Actually it already supports four generations:
- Bristol Ridge on 28nm
- Ryzen 1000 on 14nm
- Ryzen 2000 on 12nm
- Ryzen 3000 on 7 nm
 
As well, as I posted here - https://www.techspot.com/community/...0-for-24-cores-48-threads.258226/post-1782077 some models of Phenom II supported DDR2 and DD3. Thus, any memory change to DDR5 may be handled by the memory controller without necessitating a new socket.

And parts that are only a year or two old generally command a pretty good price on e-bay; selling them could offset the cost.

AMD is still the underdog, and resorting to sIntel tactics would lead to customer disappointment that would not be a wise business move for them, IMO.

By its very nature, TR is a design meant to evolve.
Zen4 means not only shifting to DDR5, but also replacing the most short-lived PCIe4.0 with PCIe5.0, which needs new definition of the pins on the CPU, even though they could have the same number of pins with Zen3 models-- which is exactly the same situation as the current Threadripper 3000 vs. last generation of Threadripper 2000.(n) (N)
 
Zen4 means not only shifting to DDR5, but also replacing the most short-lived PCIe4.0 with PCIe5.0, which needs new definition of the pins on the CPU, even though they could have the same number of pins with Zen3 models-- which is exactly the same situation as the current Threadripper 3000 vs. last generation of Threadripper 2000.(n) (N)
So?

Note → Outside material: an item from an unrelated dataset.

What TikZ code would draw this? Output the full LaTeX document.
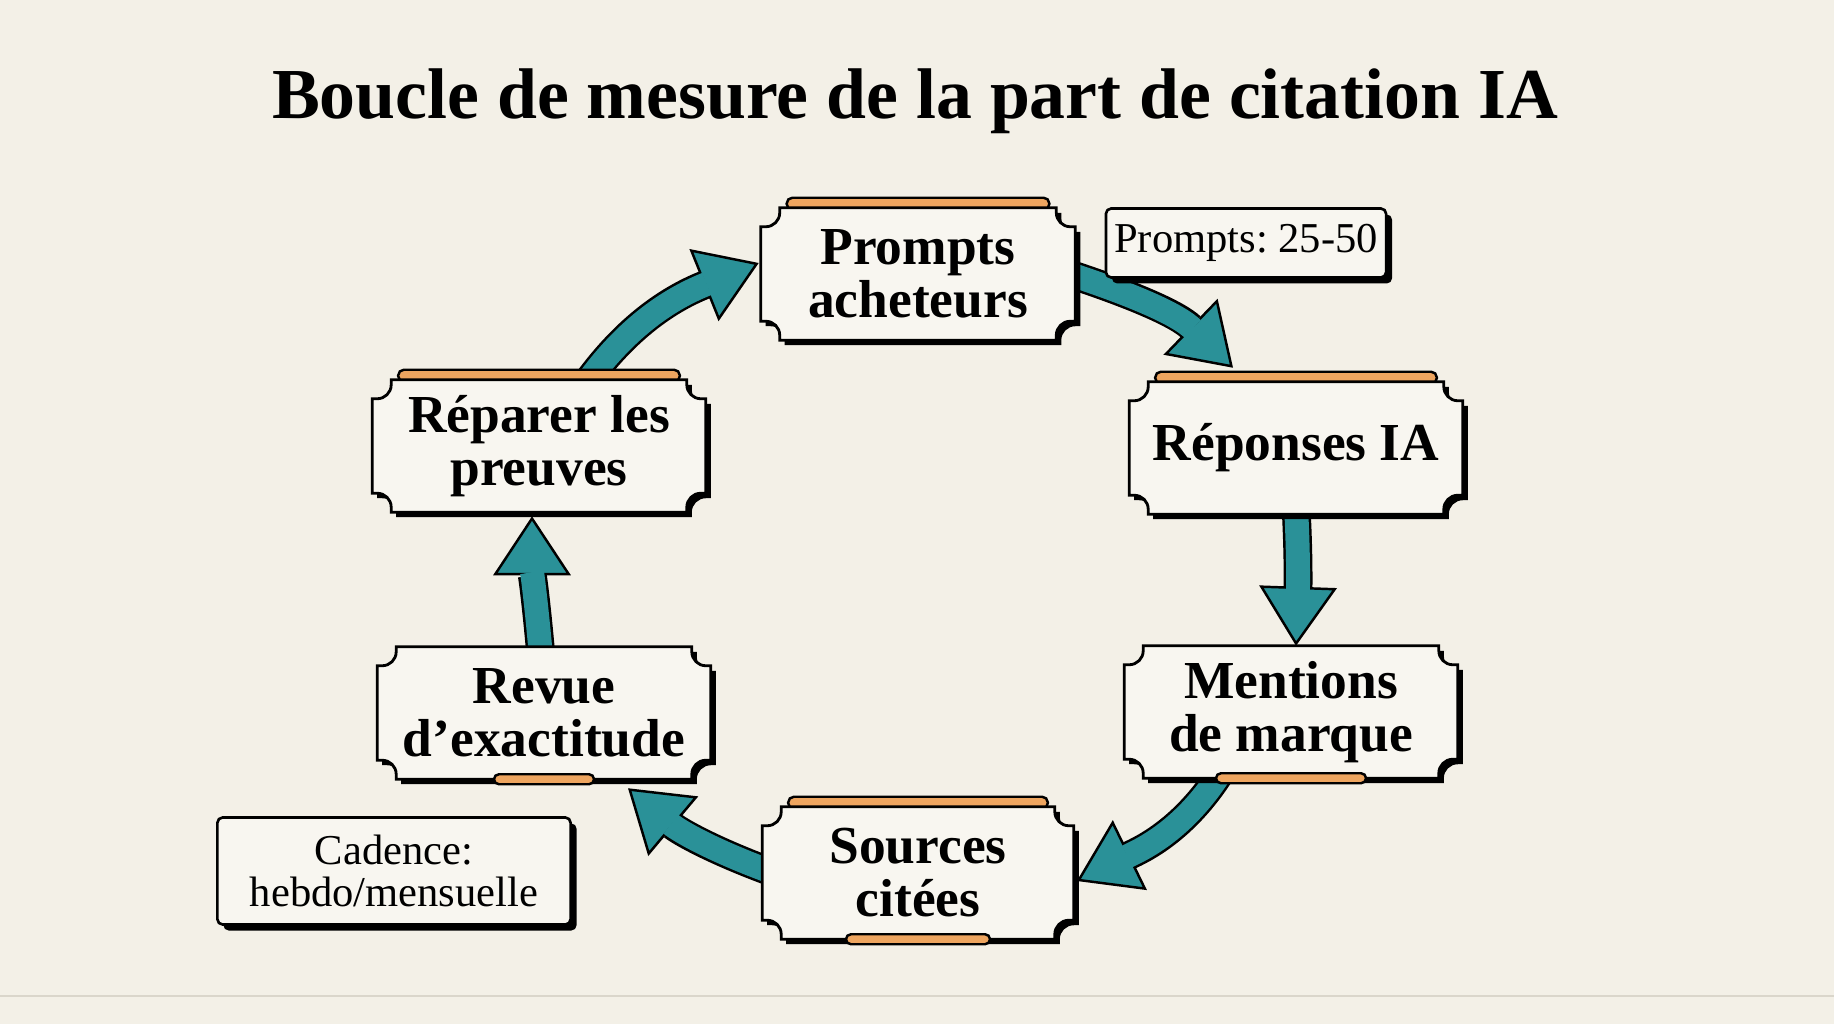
\documentclass[tikz,border=0pt]{standalone}
\usepackage{fontspec}
\setmainfont{Liberation Serif}
\usetikzlibrary{arrows.meta,calc,shadows}
\frenchspacing

\definecolor{paper}{RGB}{243,240,231}
\definecolor{cardfill}{RGB}{248,246,240}
\definecolor{flowteal}{RGB}{42,145,152}
\definecolor{taborange}{RGB}{238,165,95}
\definecolor{rulegray}{RGB}{218,214,203}

\pgfdeclarelayer{paper}
\pgfdeclarelayer{arrows}
\pgfdeclarelayer{plaques}
\pgfsetlayers{paper,arrows,plaques,main}

\tikzset{
  stage/.style={minimum width=3.32cm, minimum height=1.31cm, inner sep=0pt,
    align=center, font=\bfseries\fontsize{15.2}{15.1}\selectfont},
  note/.style={draw=black, line width=0.75pt, fill=cardfill, rounded corners=1.5pt,
    inner sep=0pt, align=center, font=\fontsize{12.1}{11.8}\selectfont,
    drop shadow={shadow xshift=1.7pt, shadow yshift=-1.7pt, fill=black, opacity=1}},
  flowline/.style={line width=8.2pt, black,
    -{Triangle[length=16.8pt,width=22pt,color=black,fill=flowteal,line width=0.7pt]}},
  flowcore/.style={line width=6.8pt, flowteal, shorten >=15.9pt},
  tab/.style={fill=taborange, draw=black, line width=0.7pt}
}

% ticket outline with notched corners, #2 = offset
\newcommand{\ticketpath}[2]{%
  ($(#1.north west)+(19,0)+(#2)$) -- ($(#1.north east)+(-19,0)+(#2)$)
  -- ++(0,-5) arc[start angle=180,end angle=270,radius=14] -- ++(5,0)
  -- ($(#1.south east)+(0,19)+(#2)$) -- ++(-5,0) arc[start angle=90,end angle=180,radius=14] -- ++(0,-5)
  -- ($(#1.south west)+(19,0)+(#2)$) -- ++(0,5) arc[start angle=0,end angle=90,radius=14] -- ++(-5,0)
  -- ($(#1.north west)+(0,-19)+(#2)$) -- ++(5,0) arc[start angle=270,end angle=360,radius=14] -- cycle}

% fat outlined arrow: from, path operation, to
\newcommand{\flowarrow}[3]{%
  \draw[flowline] #1 #2 #3;
  \draw[flowcore] #1 #2 #3;}

\begin{document}
\begin{tikzpicture}[x=0.01cm,y=0.01cm,line join=round]
  \useasboundingbox (0,0) rectangle (1834,1024);
  \begin{pgfonlayer}{paper}
    \fill[paper] (0,0) rectangle (1834,1024);
    \draw[rulegray, line width=0.7pt] (0,28) -- (1834,28);
  \end{pgfonlayer}

  % Title.
  \node[anchor=base, font=\bfseries\fontsize{20.4}{24}\selectfont] (title) at (915,905)
    {Boucle de mesure de la part de citation IA};

  % Loop stages.
  \node[stage, minimum width=3.13cm] (pa) at (918,750) {Prompts\\acheteurs};
  \node[stage] (rep) at (1296,576) {Réponses IA};
  \node[stage] (men) at (1291,312) {Mentions\\de marque};
  \node[stage, minimum width=3.10cm] (src) at (918,151) {Sources\\citées};
  \node[stage] (rev) at (544,311) {Revue\\d’exactitude};
  \node[stage] (fix) at (539,578) {Réparer les\\preuves};

  % Side notes.
  \node[note, minimum width=2.80cm, minimum height=0.69cm] (count) at (1246,781) {Prompts: 25-50};
  \node[note, minimum width=3.53cm, minimum height=1.07cm] (cadence) at (394,153) {Cadence:\\hebdo/mensuelle};

  % Ticket frames and tabs.
  \begin{pgfonlayer}{plaques}
    \foreach \n in {pa,rep,src,fix} {
      \filldraw[tab, rounded corners=1.6pt] ($(\n.north west)+(26,-2)$) rectangle ($(\n.north east)+(-26,10)$);
    }
    \foreach \n in {pa,rep,men,src,rev,fix} {
      \fill[black] \ticketpath{\n}{5,-5};
      \filldraw[fill=cardfill, draw=black, line width=0.8pt] \ticketpath{\n}{0,0};
    }
    \filldraw[tab, rounded corners=1.4pt] ($(men.south)+(-75,-5)$) rectangle ($(men.south)+(75,5)$);
    \filldraw[tab, rounded corners=1.4pt] ($(src.south)+(-72,-5)$) rectangle ($(src.south)+(72,5)$);
    \filldraw[tab, rounded corners=1.4pt] ($(rev.south)+(-50,-5)$) rectangle ($(rev.south)+(50,5)$);
  \end{pgfonlayer}

  % Loop arrows.
  \begin{pgfonlayer}{arrows}
    \flowarrow{($(fix.north)+(44,-8)$)}{to[out=55,in=202]}{($(pa.west)+(-2,11)$)}
    \flowarrow{($(pa.east)+(-12,2)$)}{to[out=-18,in=136]}{($(rep.north)+(-63,14)$)}
    \flowarrow{($(rep.south)+(0,8)$)}{to[out=-87,in=88]}{($(men.north)+(5,0)$)}
    \flowarrow{($(men.south)+(-69,8)$)}{to[out=238,in=26]}{($(src.east)+(3,-8)$)}
    \flowarrow{($(src.west)+(12,0)$)}{to[out=160,in=320]}{($(rev.south)+(84,-9)$)}
    \flowarrow{($(rev.north)+(-3,-10)$)}{to[out=95,in=270]}{($(fix.south)+(-7,-4)$)}
  \end{pgfonlayer}
\end{tikzpicture}
\end{document}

Don't buy AMD then if you don't like their socket compatibility. You're P&Ming about socket compatibility, yet then you shift to P&Ming about the features of the procs. If you know proc with feature b is coming out and that is what you really want, then why buy proc with feature a?

My point was that compatibility of the socket with future gen procs is not necessarily a function of the features of the procs as AMD has shown in the past.

What it sounds like you are boiling it down to is keeping up with your buddies. Like it or not, every platform/CPU/whatever in the tech realm will eventually be outdated.